The Debtor self-servingly fails to indicate, however, that it had already materially breached the contract prepetition. Under New York law, a breach is material if “it is so substantial as to defeat the purpose of the transaction or so severe as to justify the other party’s suspension of performance.” Otto Preminger Films, Ltd. v. Qintex Entertainment (In re Qintex Entertainment, Inc.), 950 F.2d 1492, 1497 (9th Cir.1991) (citing Lipsky v. Com. United Corp., 551 F.2d 887, 895 (2d Cir.1976)). According to the antennae assembly purchase order, the Debtor was to deliver the first 100 antennae assemblies on March 12, 1990, and 100 per week thereafter. The Debtor never delivered the 100 assemblies due on March 12 1990, nor did it ever furnish any assemblies to Motorola pursuant to the agreement. At the same time, Motorola, as a subcontractor of the New York City Transit Authority, was obligated to perform its commitments under the time constraints of its contract. The Debt- or’s failure to deliver the antennae assemblies within the time specified by the antennae assembly purchase order, or make an attempt to cure their default, defeated the purpose of the transaction, and as such is deemed by this Court to be a material breach of contract.

“A material breach by a party to an executory contract before the bankruptcy of either party gives the other party a unilateral option to either treat his own obligations under the contract as discharged and claim damages for the breach, or to waive the breach and treat the contract as still in effect.” Vern Countryman, Executory Contracts in Bankruptcy: Part II, 58 Minn. L.Rev. 479, 506 (1974) (citations omitted). Under New York law, “the power to terminate a continuing contract because of a particular breach of that contract is a power of election.” Apex Pool Equip. Corp. v. Lee, 419 F.2d 556, 562 (2d Cir.1969). That court held “[t]he right to terminate in the face of a breach is only an option to declare the contract at an end; if the contract is continued, the party doing so has not, strictly speaking, Vaived’ his right but has executed it in favor of continued contractual relations.” Id. Motorola did not opt to continue its contractual relations with the Debtor pursuant to the antennae assembly purchase order. Instead, Motorola sent the Debtor letter dated April 4, 1990 terminating the antennae assembly purchase order. In effect, Motorola chose to declare the contract at an end. In the absence of any attempt by the Debtor to cure their prepetition default by complying with the requirements of section 365(b)(1), this Court deems Motorola’s postpetition termination of antennae assembly contract with the Debtor valid and effective.

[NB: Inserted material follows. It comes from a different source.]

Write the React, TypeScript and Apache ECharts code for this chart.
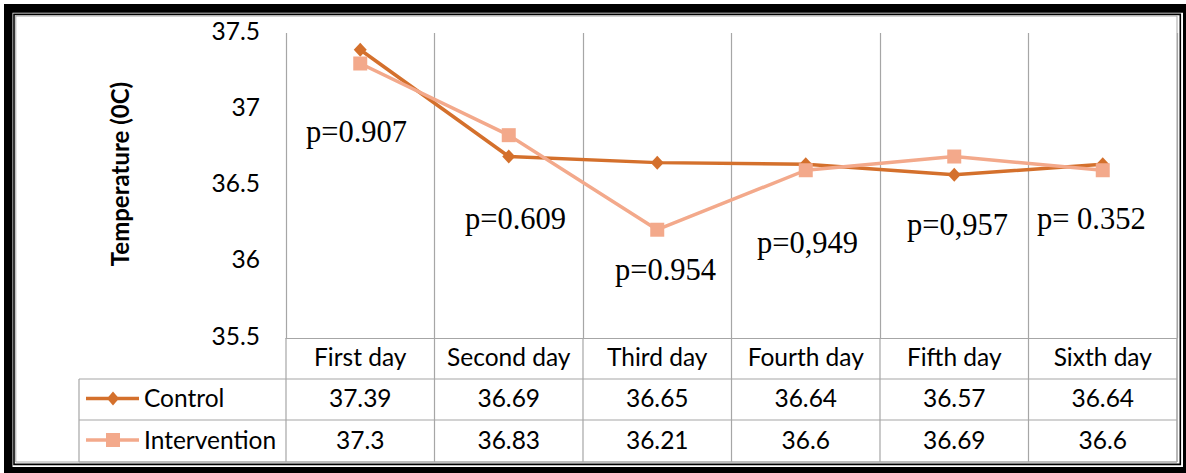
import React, { useEffect, useRef } from "react";
import * as echarts from "echarts";

const categories = ["First day", "Second day", "Third day", "Fourth day", "Fifth day", "Sixth day"];
const controlValues = [37.39, 36.69, 36.65, 36.64, 36.57, 36.64];
const interventionValues = [37.3, 36.83, 36.21, 36.6, 36.69, 36.6];
const seriesNames = ["Control", "Intervention"];
const pLabels = ["p=0.907", "p=0.609", "p=0.954", "p=0,949", "p=0,957", "p= 0.352"];
const yMin = 35.5;
const yMax = 37.5;
const yInterval = 0.5;
const yTitle = "Temperature (0C)";

// layout (pixels)
const W = 1186;
const H = 473;
const PL = 286;
const PR = 1177;
const PT = 33;
const PB = 338;
const ROW1 = 379;
const ROW2 = 420;
const ROW3 = 462;
const TABLE_LEFT = 79;
const pPos = [
  [306, 132],
  [465, 219],
  [615, 270],
  [757, 243],
  [907, 225],
  [1037, 219],
];

const C_CONTROL = "#D4702C";
const C_INTER = "#F3A98B";
const GRID = "#A6A6A6";
const SANS = "Lato, 'Noto Sans', sans-serif";
const FS = 24.5;

export default function App() {
  const ref = useRef<HTMLDivElement>(null);
  useEffect(() => {
    const chart = echarts.init(ref.current!, null, { renderer: "svg" });
    const colW = (PR - PL) / categories.length;
    const g: any[] = [];
    // frame
    const blk = { fill: "#000" };
    g.push({ type: "rect", shape: { x: 4, y: 4, width: W - 4, height: 8.7 }, style: blk, silent: true });
    g.push({ type: "rect", shape: { x: 4, y: 4, width: 8.5, height: H - 4 }, style: blk, silent: true });
    g.push({ type: "rect", shape: { x: 1183, y: 4, width: 3, height: H - 4 }, style: blk, silent: true });
    g.push({ type: "rect", shape: { x: 4, y: 467, width: W - 4, height: 6 }, style: blk, silent: true });
    g.push({ type: "rect", shape: { x: 14, y: 14.4, width: 1166.3, height: 450 }, style: { fill: "none", stroke: "#000", lineWidth: 1.6 }, silent: true });
    g.push({ type: "rect", shape: { x: 15.8, y: 16, width: PR - 15.8, height: ROW3 - 16 }, style: { fill: "none", stroke: GRID, lineWidth: 1 }, silent: true });
    // table lines
    const ln = (x1: number, y1: number, x2: number, y2: number) =>
      g.push({ type: "line", shape: { x1, y1, x2, y2 }, style: { stroke: GRID, lineWidth: 1.2 }, silent: true });
    ln(TABLE_LEFT, ROW1, PR, ROW1);
    ln(TABLE_LEFT, ROW2, PR, ROW2);
    ln(TABLE_LEFT, ROW3, PR, ROW3);
    ln(TABLE_LEFT, ROW1, TABLE_LEFT, ROW3);
    for (let k = 0; k <= categories.length; k++) {
      const x = PL + k * colW;
      ln(x, PB, x, ROW3);
    }
    // legend keys + names
    const rowsY = [(ROW1 + ROW2) / 2 - 2, (ROW2 + ROW3) / 2 - 2];
    const keyY = [(ROW1 + ROW2) / 2 - 1, (ROW2 + ROW3) / 2 - 1];
    const keyX1 = 86, keyX2 = 139, keyC = 113;
    [C_CONTROL, C_INTER].forEach((c, i) => {
      g.push({ type: "line", shape: { x1: keyX1, y1: keyY[i], x2: keyX2, y2: keyY[i] }, style: { stroke: c, lineWidth: 3.5 }, silent: true });
    });
    g.push({
      type: "polygon",
      shape: { points: [[keyC, keyY[0] - 7], [keyC + 6, keyY[0]], [keyC, keyY[0] + 7], [keyC - 6, keyY[0]]] },
      style: { fill: C_CONTROL },
      silent: true,
    });
    g.push({ type: "rect", shape: { x: keyC - 7, y: keyY[1] - 7, width: 14, height: 14 }, style: { fill: C_INTER }, silent: true });
    seriesNames.forEach((n, i) => {
      g.push({ type: "text", x: 144, y: rowsY[i], style: { text: n, font: `${FS}px ${SANS}`, fill: "#000", textAlign: "left", textVerticalAlign: "middle" }, silent: true });
    });
    // table values
    [controlValues, interventionValues].forEach((vals, r) => {
      vals.forEach((v, i) => {
        g.push({
          type: "text",
          x: PL + (i + 0.5) * colW,
          y: rowsY[r],
          style: { text: String(v), font: `${FS}px ${SANS}`, fill: "#000", textAlign: "center", textVerticalAlign: "middle" },
          silent: true,
        });
      });
    });
    // y title
    g.push({
      type: "text",
      x: 119,
      y: 174,
      rotation: Math.PI / 2,
      style: { text: yTitle, font: `bold 24px ${SANS}`, fill: "#000", textAlign: "center", textVerticalAlign: "middle" },
      silent: true,
    });
    // p labels
    pPos.forEach((p, i) => {
      g.push({
        type: "text",
        x: p[0],
        y: p[1],
        style: { text: pLabels[i], font: `30.5px 'Liberation Serif', 'Times New Roman', serif`, fill: "#000", textAlign: "left", textVerticalAlign: "middle" },
        silent: true,
      });
    });

    chart.setOption({
      animation: false,
      backgroundColor: "transparent",
      grid: { left: PL, right: W - PR, top: PT, bottom: H - PB, containLabel: false },
      xAxis: {
        type: "category",
        data: categories,
        boundaryGap: true,
        axisLine: { show: true, lineStyle: { color: GRID, width: 1.2 } },
        axisTick: { show: false },
        axisLabel: { color: "#000", fontSize: FS, fontFamily: SANS, margin: 6, interval: 0 },
        splitLine: { show: true, lineStyle: { color: GRID, width: 1.2 } },
      },
      yAxis: {
        type: "value",
        min: yMin,
        max: yMax,
        interval: yInterval,
        axisLine: { show: false },
        axisTick: { show: false },
        splitLine: { show: false },
        axisLabel: { color: "#000", fontSize: FS, fontFamily: SANS, margin: 26, verticalAlign: "bottom", lineHeight: 6 },
      },
      series: [
        {
          name: seriesNames[0],
          type: "line",
          data: controlValues,
          symbol: "diamond",
          symbolSize: [13, 14],
          itemStyle: { color: C_CONTROL },
          lineStyle: { color: C_CONTROL, width: 3.5 },
          z: 3,
        },
        {
          name: seriesNames[1],
          type: "line",
          data: interventionValues,
          symbol: "rect",
          symbolSize: 14,
          itemStyle: { color: C_INTER },
          lineStyle: { color: C_INTER, width: 3.5 },
          z: 4,
        },
      ],
      graphic: g,
    });
    return () => chart.dispose();
  }, []);
  return (
    <div
      ref={ref}
      style={{ position: "fixed", left: 0, top: 0, width: W, height: H, background: "#fff" }}
    />
  );
}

This Court well recognizes that “a contract is not deemed terminated and no longer executory simply because the debtor has defaulted or breached the contract before the commencement of a bankruptcy case.” In re RLR Celestial Homes Inc., 108 B.R. 36, 45 (Bankr.S.D.N.Y.1989) (citing Benevides v. Alexander (In re Alexander), 670 F.2d 885, 887 (9th Cir.1982). Ruling otherwise would subvert a debtor’s explicit license to cure defaults as expressed in 11 U.S.C. § 365(b)(1). Id. Thus, Motorola’s assertion that the antennae assembly contract was no longer executory after the Debtor’s default is hereby rejected. Nevertheless, the Debtor may find little solace in this rejection. Section 365(e)(1) does not apply where, as here, the Debtor materially breached an executory contract prepetition, made no attempt to invoke the provisions of sections 365(a) and (b) to assume, reject or cure its defaults under this contract, and Motorola timely terminated postpetition its contractual relations with the Debtor.

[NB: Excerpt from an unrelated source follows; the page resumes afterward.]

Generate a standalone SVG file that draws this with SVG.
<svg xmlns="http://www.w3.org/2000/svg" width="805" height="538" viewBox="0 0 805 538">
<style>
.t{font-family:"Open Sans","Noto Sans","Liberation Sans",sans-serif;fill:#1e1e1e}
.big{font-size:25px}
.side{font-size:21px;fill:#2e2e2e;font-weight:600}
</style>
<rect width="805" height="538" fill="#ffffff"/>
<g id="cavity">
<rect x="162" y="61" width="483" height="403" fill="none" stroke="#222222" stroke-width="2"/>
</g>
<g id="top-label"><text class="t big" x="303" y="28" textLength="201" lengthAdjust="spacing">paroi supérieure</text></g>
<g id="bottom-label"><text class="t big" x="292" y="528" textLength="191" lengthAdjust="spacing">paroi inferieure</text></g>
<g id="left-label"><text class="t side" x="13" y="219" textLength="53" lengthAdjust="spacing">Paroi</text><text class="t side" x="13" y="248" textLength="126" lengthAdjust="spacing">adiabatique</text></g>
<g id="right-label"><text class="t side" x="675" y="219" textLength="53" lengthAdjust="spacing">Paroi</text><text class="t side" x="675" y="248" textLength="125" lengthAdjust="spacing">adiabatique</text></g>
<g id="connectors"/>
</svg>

Under the facts of this case, it is this Court’s opinion that the essence of Motorola’s postpetition termination of the antennae assembly contract stems not from the operation of an ipso facto clause regarding the Debtor’s filing for bankruptcy, but rather from the Debtor’s prepetition material breach with no subsequent attempt to cure any default. Because the Debtor materially breached the antennae assembly contract prepetition and subsequently made no attempt to assume, reject, or cure any default, the Debtor may not belatedly use section 365(e) as a tool to recoup damages resulting from Motorola’s valid postpetition termination of that executory contract.

In sum, it is abundantly clear that an “overall agreement” between the Debtor and Motorola was never reached. It is undisputed that throughout the relationship of the parties valid individual agreements were negotiated. Nevertheless, this Court will not legitimize a debtor’s last ditch effort to recover damages under section 365(e) by virtue of an adversary proceeding involving agreements that were either effectively terminated prepetition, or terminated postpetition based on the Debtor’s prepetition material breach of contract.

CONCLUSION

1. This Court has jurisdiction over this matter pursuant to 28 U.S.C. 1334 and 157(b) as it is a core proceeding.

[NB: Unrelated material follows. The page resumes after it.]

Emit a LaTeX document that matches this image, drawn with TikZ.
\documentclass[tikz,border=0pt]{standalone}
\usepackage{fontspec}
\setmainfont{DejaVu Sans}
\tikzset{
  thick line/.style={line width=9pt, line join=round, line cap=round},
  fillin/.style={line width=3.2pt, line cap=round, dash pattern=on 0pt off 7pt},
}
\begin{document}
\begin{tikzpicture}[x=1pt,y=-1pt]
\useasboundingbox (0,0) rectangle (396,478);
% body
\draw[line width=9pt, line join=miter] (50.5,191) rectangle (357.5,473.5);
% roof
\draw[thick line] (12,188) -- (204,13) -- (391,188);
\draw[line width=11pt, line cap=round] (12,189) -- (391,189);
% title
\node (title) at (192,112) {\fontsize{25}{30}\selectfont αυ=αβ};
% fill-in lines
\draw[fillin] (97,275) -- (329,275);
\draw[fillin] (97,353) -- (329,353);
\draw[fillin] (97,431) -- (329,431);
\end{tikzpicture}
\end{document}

2. In light of the foregoing, Debtor Plaintiffs Complaint is dismissed. 
      
      . All section references are to the Bankruptcy Code, 11 U.S.C. § 101, et seq., unless the context otherwise indicates.
      Section 365(e)(1) provides in pertinent part:
      [A]n executory contract ... of the debtor may not be terminated ... and any right or obligation under such contract ... may not be terminated ... at any time after the commencement of the case solely because of a provision in such contract or lease that is conditioned on—
      
        
      
      (B) the commencement of a case under this title
      11 U.S.C. § 365(e)(1)(B) (1993).
     
      
      . Section 365(a) reads: "[T]he trustee, subject to the court's approval, may assume or reject any executory contract ... of the debtor.” 11 U.S.C. § 365(a) (1993).
     
      
      . Section 365(b) reads in pertinent part:
      (1) If there has been a default in an executory contract ... the trustee may not assume such contract ... unless, at the time of the assumption of such contract ... the trustee—
      (A) cures, or provides adequate assurance that the trustee will promptly cure, such default ....
      11 U.S.C. § 365(b)(1)(A) (1993).
     
      
      . This Court pauses to note the unfortunate circumstances occurring subsequent to the Debtor’s filing its petition for relief. The day after the Debtor filed its petition, Motorola hired the Debt- or’s former employees to perform the very same work. This postpetition action by Motorola undoubtedly contributed to the Debtor’s level of frustration, and this Court is genuinely sympathetic to Chapter 11 debtors situated in such business relationships gone sour.
     
      
      . An ipso facto clause is an option to terminate a contract conditioned solely on the bankruptcy, insolvency or financial condition of the debtor. This Court notes that it is at best questionable as to whether the general termination clauses on the reverse sides of the purchase orders constituted or were utilized as ipso facto clauses because they contain no ipso facto language. However, this Court need not reach that issue because the purchase orders were terminated pre-petition.
     
      
      . See section 365(e)(1), supra note 1.